He’s the darling of the Right, the scourge of the Left and hated equally by both wings of the Permanent Bipartisan Fusion Party. So what’s not to like? The freshman Texas senator is ramping up for what looks like a presidential campaign in 2016, and while many dismiss him as too abrasive, only a fool would count him out this early. Commentary’s Jonathan Tobin is no fool:
… the way he parachuted into Washington in January 2013 and quickly became the darling of the right indicates that he must be considered a serious threat to edge out others before they even get started. More to the point, Cruz is probably ideally positioned to win early primary and caucus states and then rake in the cash that will follow those victories before he tries to best the other first-tier candidates in the contests that follow. At worst, barring a mishap, I think he should be slotted in as likely to be part of a large field’s first tier.

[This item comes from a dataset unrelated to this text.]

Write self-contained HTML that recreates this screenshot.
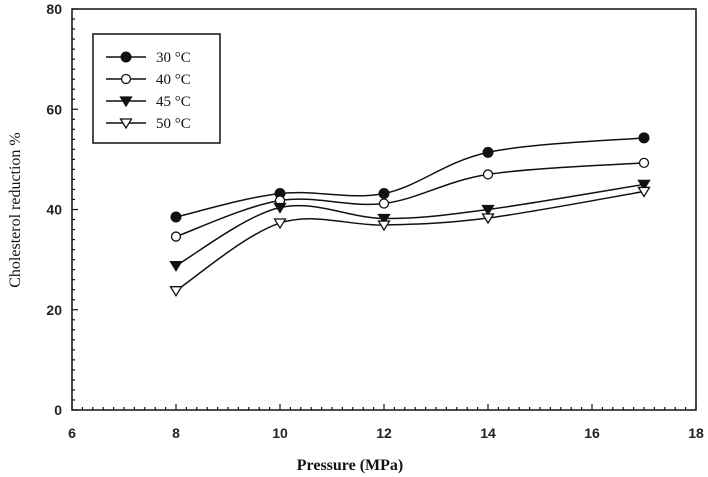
<!DOCTYPE html>
<html><head><meta charset="utf-8"><style>
html,body{margin:0;padding:0;background:#fff;}
svg{display:block;font-family:"Liberation Serif",serif;}
.tk{font-family:"Liberation Sans",sans-serif;font-weight:bold;font-size:14px;fill:#222;}
</style></head><body>
<svg id="chart" width="708" height="477" viewBox="0 0 708 477">
<g id="axes"></g><g id="series"></g>
<g>
<rect x="93" y="34" width="127" height="109" fill="#fff" stroke="#111" stroke-width="1.5"/>
<g id="legend"></g>
</g>
<text x="350" y="470" text-anchor="middle" font-size="16" font-weight="bold" fill="#111">Pressure (MPa)</text>
<text transform="translate(20,210) rotate(-90)" text-anchor="middle" font-size="16" fill="#111">Cholesterol reduction %</text>
</svg>
<script>
const pressures=[8,10,12,14,17];
const labels=["30 °C","40 °C","45 °C","50 °C"];
const s30=[38.5,43.2,43.2,51.4,54.3];
const s40=[34.6,41.8,41.2,47,49.3];
const s45=[28.8,40.4,38.2,40,45];
const s50=[23.8,37.3,36.9,38.3,43.6];
const xTicks=[6,8,10,12,14,16,18];
const yTicks=[0,20,40,60,80];
const NS="http://www.w3.org/2000/svg";
const X0=72,X1=696,Y0=410,Y1=9;
const sx=v=>X0+(v-6)/(18-6)*(X1-X0);
const sy=v=>Y0-(v-0)/(80-0)*(Y0-Y1);
function mk(t,a,p){const e=document.createElementNS(NS,t);for(const k in a)e.setAttribute(k,a[k]);p.appendChild(e);return e;}
const ax=document.getElementById('axes');
let f=mk('rect',{x:X0,y:Y1,width:X1-X0,height:Y0-Y1,fill:'none',stroke:'#111','stroke-width':1.5},ax);


for(let v=6;v<=18.001;v+=0.2){const x=sx(v);const major=Math.abs(v-Math.round(v))<1e-6&&Math.round(v)%2===0;
 mk('line',{x1:x,x2:x,y1:Y0,y2:Y0-(major?6:3),stroke:'#111','stroke-width':1.2},ax);}
for(let v=0;v<=80;v+=2){const y=sy(v);const major=v%20===0;
 mk('line',{x1:X0,x2:X0+(major?6:3),y1:y,y2:y,stroke:'#111','stroke-width':1.2},ax);}
xTicks.forEach(v=>{const t=mk('text',{x:sx(v),y:Y0+28,'text-anchor':'middle',class:'tk'},ax);t.textContent=v;
 
 });
yTicks.forEach(v=>{const t=mk('text',{x:X0-10,y:sy(v)+5,'text-anchor':'end',class:'tk'},ax);t.textContent=v;
 
 });
function path(pts){let d=`M${pts[0][0]},${pts[0][1]}`;for(let i=0;i<pts.length-1;i++){const p0=pts[i-1]||pts[i],p1=pts[i],p2=pts[i+1],p3=pts[i+2]||p2;
 d+=` C${p1[0]+(p2[0]-p0[0])/6},${p1[1]+(p2[1]-p0[1])/6} ${p2[0]-(p3[0]-p1[0])/6},${p2[1]-(p3[1]-p1[1])/6} ${p2[0]},${p2[1]}`;}return d;}
function marker(kind,x,y,g){
 if(kind===0)return mk('circle',{cx:x,cy:y,r:5,fill:'#111',stroke:'#111'},g);
 if(kind===1)return mk('circle',{cx:x,cy:y,r:4.5,fill:'#fff',stroke:'#111','stroke-width':1.3},g);
 const pts=`${x-5.5},${y-4} ${x+5.5},${y-4} ${x},${y+5}`;
 return mk('polygon',{points:pts,fill:kind===2?'#111':'#fff',stroke:'#111','stroke-width':1.3},g);}
const all=[s30,s40,s45,s50];const names=['series-30c','series-40c','series-45c','series-50c'];
const sg=document.getElementById('series');
all.forEach((s,k)=>{const g=mk('g',{},sg);
 
 
 const pts=pressures.map((p,i)=>[sx(p),sy(s[i])]);
 mk('path',{d:path(pts),fill:'none',stroke:'#111','stroke-width':1.5},g);
 pts.forEach(p=>{const m=marker(k,p[0],p[1],g);
  
  });});
const lg=document.getElementById('legend');
labels.forEach((l,k)=>{const y=57+k*22;const g=mk('g',{},lg);
 
 
 mk('line',{x1:106,x2:146,y1:y,y2:y,stroke:'#111','stroke-width':1.5},g);
 marker(k,126,y,g);
 const t=mk('text',{x:156,y:y+5,'font-size':15,fill:'#111'},g);t.textContent=l;});
</script>
</body></html>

Is he a lock to be able to carry out that scenario? Not necessarily. There will also not be as many debates in 2016 as there were in 2012, meaning that he won’t have as many opportunities to display his bulldog style or to eviscerate opponents in public. And the later primary schedule that year will make it easier for establishment types to wait before joining the race.

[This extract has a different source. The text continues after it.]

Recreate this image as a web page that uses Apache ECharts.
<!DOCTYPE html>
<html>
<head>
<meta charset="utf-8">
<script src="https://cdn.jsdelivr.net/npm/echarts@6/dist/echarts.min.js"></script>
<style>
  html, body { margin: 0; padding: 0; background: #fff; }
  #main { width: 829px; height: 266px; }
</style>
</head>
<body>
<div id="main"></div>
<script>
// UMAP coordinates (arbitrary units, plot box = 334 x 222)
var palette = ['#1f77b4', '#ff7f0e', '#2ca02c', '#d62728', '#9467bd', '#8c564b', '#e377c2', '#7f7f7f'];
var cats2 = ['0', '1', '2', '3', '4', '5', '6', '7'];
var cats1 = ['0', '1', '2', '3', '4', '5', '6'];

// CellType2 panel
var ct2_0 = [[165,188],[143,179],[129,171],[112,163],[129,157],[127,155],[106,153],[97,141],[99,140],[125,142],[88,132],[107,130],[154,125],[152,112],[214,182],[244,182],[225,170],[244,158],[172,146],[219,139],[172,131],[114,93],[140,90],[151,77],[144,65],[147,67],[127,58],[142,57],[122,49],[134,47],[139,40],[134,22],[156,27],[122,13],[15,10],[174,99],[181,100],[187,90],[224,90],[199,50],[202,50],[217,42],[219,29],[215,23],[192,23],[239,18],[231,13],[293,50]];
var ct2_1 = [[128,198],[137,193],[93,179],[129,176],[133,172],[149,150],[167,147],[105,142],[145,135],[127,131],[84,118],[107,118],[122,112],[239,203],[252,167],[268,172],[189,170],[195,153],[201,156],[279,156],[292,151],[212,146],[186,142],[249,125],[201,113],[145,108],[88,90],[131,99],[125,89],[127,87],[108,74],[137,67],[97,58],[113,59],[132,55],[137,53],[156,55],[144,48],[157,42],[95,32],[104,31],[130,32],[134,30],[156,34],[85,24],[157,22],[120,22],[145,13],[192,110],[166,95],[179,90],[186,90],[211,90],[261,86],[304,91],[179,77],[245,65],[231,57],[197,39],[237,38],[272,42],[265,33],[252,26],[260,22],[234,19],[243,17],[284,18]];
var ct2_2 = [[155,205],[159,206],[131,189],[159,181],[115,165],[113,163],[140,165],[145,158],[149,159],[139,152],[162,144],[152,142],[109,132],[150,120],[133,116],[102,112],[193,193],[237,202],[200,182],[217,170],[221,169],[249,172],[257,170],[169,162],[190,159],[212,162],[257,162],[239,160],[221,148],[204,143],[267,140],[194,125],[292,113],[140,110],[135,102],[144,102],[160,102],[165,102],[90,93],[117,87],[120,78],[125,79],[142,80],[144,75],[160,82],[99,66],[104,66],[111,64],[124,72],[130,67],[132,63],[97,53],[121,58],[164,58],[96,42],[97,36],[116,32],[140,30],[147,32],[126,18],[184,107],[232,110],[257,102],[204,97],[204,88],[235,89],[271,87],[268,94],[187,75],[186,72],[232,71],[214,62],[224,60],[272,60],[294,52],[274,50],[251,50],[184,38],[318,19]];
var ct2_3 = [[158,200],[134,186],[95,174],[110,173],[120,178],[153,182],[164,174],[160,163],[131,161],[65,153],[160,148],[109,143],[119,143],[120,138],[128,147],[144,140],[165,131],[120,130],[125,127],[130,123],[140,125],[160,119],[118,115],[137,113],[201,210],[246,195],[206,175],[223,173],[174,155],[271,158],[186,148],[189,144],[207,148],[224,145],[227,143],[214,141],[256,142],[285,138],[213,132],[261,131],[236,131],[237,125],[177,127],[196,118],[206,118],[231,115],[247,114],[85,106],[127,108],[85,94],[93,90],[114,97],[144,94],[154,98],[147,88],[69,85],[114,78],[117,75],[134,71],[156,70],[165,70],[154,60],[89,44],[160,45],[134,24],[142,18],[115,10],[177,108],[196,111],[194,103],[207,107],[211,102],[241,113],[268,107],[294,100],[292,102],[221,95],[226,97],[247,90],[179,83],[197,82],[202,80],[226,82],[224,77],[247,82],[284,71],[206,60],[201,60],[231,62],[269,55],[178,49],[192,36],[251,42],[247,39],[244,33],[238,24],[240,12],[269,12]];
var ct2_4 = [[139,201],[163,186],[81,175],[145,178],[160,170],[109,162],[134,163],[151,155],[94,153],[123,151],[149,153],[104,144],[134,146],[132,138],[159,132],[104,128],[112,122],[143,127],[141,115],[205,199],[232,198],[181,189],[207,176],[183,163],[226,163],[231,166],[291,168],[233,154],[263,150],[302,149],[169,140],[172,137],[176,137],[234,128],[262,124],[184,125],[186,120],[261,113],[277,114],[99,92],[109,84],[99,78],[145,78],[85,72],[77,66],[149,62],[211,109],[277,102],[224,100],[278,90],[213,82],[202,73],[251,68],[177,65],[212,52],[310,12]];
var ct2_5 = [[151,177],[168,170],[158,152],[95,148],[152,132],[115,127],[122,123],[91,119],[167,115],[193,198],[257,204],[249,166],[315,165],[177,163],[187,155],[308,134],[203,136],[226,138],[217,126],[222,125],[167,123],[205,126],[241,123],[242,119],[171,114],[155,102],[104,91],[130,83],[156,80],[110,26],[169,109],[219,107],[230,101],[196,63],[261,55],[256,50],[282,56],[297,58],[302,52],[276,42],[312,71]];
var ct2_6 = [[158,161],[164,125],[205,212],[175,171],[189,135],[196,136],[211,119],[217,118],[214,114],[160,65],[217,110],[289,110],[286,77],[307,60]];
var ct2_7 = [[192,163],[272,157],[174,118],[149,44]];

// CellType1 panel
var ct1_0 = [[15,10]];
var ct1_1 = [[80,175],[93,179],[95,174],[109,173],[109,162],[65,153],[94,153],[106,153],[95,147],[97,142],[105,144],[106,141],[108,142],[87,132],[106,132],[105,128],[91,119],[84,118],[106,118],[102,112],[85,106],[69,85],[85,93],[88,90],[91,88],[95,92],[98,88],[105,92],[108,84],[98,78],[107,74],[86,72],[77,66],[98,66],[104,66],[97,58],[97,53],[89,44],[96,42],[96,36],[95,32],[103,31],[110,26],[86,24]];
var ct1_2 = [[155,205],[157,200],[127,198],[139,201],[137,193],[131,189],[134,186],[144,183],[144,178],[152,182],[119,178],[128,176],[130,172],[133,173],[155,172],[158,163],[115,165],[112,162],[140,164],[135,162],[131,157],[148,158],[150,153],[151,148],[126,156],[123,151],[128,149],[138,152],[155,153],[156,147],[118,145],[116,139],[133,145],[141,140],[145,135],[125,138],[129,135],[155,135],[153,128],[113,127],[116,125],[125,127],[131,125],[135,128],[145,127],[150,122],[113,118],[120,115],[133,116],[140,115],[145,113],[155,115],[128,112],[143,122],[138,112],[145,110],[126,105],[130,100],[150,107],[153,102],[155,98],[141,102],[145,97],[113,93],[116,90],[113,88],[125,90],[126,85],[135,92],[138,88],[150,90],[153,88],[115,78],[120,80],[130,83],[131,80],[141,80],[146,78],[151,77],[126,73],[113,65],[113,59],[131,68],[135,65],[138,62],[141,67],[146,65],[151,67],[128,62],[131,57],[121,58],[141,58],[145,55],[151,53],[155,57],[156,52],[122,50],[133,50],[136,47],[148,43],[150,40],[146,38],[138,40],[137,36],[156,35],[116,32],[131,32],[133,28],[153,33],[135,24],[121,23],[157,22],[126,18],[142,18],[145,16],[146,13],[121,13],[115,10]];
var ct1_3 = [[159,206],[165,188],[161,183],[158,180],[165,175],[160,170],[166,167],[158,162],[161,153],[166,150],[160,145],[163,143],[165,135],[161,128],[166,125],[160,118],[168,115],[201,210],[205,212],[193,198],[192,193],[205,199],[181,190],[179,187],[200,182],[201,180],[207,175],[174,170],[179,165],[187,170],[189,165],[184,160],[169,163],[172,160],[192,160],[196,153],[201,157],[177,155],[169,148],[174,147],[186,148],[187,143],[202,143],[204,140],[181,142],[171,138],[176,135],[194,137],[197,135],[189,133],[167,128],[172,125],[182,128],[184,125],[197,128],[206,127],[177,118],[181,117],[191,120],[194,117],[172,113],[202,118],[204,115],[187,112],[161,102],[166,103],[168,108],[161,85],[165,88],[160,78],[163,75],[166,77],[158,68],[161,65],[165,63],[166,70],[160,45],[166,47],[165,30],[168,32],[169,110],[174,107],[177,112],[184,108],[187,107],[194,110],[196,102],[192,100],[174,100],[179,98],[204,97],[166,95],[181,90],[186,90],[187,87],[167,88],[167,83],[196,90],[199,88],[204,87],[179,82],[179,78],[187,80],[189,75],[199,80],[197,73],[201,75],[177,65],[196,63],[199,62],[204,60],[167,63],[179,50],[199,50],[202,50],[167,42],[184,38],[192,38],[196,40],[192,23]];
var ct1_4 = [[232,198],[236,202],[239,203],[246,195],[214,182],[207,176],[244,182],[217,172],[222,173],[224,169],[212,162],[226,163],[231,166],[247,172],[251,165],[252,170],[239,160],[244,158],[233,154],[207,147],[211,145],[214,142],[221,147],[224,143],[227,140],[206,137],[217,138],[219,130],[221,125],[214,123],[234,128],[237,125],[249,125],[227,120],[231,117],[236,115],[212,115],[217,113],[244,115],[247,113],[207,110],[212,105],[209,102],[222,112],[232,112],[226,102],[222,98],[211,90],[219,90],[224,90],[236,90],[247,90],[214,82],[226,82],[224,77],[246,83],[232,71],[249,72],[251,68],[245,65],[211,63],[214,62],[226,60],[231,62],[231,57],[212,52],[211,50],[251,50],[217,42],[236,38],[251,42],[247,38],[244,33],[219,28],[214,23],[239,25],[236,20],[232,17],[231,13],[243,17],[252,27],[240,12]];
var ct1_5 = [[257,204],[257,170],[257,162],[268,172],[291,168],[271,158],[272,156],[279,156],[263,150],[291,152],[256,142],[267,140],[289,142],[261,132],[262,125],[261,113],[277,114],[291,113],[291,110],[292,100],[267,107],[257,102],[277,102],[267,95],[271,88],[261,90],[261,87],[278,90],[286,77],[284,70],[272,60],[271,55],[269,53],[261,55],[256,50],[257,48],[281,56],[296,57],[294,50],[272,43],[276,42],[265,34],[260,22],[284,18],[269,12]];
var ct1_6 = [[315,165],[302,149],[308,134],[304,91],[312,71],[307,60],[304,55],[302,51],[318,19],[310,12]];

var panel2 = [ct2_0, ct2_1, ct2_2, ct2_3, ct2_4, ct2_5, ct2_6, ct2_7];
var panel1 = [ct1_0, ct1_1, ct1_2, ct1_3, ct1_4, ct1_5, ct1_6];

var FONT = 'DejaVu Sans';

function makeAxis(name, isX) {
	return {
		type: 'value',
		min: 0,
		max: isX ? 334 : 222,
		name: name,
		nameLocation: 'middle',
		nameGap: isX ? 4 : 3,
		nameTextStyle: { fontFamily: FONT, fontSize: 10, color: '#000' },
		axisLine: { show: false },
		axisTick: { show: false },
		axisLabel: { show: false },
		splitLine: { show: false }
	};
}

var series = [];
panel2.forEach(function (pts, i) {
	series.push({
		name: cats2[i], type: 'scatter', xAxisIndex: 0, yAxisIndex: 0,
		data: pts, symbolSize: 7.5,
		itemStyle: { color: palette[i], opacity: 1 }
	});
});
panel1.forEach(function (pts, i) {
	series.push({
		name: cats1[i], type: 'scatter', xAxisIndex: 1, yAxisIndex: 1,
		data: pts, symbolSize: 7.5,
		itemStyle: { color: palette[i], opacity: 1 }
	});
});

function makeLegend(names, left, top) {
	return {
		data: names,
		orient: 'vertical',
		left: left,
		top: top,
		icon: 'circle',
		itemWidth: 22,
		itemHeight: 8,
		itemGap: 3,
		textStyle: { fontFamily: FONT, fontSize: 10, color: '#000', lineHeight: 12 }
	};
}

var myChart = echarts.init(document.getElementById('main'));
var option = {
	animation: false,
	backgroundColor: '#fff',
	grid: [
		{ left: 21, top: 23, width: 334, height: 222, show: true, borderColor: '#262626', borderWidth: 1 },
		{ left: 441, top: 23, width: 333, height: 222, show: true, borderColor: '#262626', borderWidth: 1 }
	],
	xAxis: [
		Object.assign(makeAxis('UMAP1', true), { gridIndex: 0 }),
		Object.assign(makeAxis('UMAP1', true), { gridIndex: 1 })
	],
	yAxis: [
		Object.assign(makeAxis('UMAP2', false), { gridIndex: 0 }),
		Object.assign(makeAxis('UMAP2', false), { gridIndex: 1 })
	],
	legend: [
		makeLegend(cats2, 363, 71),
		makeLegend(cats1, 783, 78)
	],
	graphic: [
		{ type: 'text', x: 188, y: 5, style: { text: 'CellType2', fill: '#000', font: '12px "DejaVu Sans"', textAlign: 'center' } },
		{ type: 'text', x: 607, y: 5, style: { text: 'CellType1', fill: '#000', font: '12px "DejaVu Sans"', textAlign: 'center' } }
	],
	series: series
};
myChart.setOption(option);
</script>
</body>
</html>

But the point here is that while Cruz may be considered an outlier in the Senate chamber, he’s likely to play better on the hustings in Iowa and other early states than establishment types think. Cruz may shoot himself in the foot in the next year and find others supplanting him among Tea Partiers and the rest of the party. But any assumptions on the part of the establishment that he will crash and burn is a huge mistake. Cruz may not be president but his path to the Republican nomination is no poke dream.
(Not sure what a “poke dream” is; probably a typo for “pipe dream.”)
Were the GOP to pay attention to its base, Cruz would probably win the primaries by landslides. Unfortunately, the GOP “leadership” will do everything it can behind the scenes to make sure Cruz gets nowhere near the top of the ticket. But that’s the problem GOP-leaning conservatives have: not only do they have to beat the Democrats in the general election, they have to deal with the Establishment doing its best to throttle their candidates in the primaries. Still, don’t be surprised when Cruz and Wisconsin Governor Scott Walker soar to the head of the class once the campaign gets underway in earnest. And should Cruz decide not to run, well, there’s always a gig as Senate majority leader just waiting to be wrested from Mitch McConnell.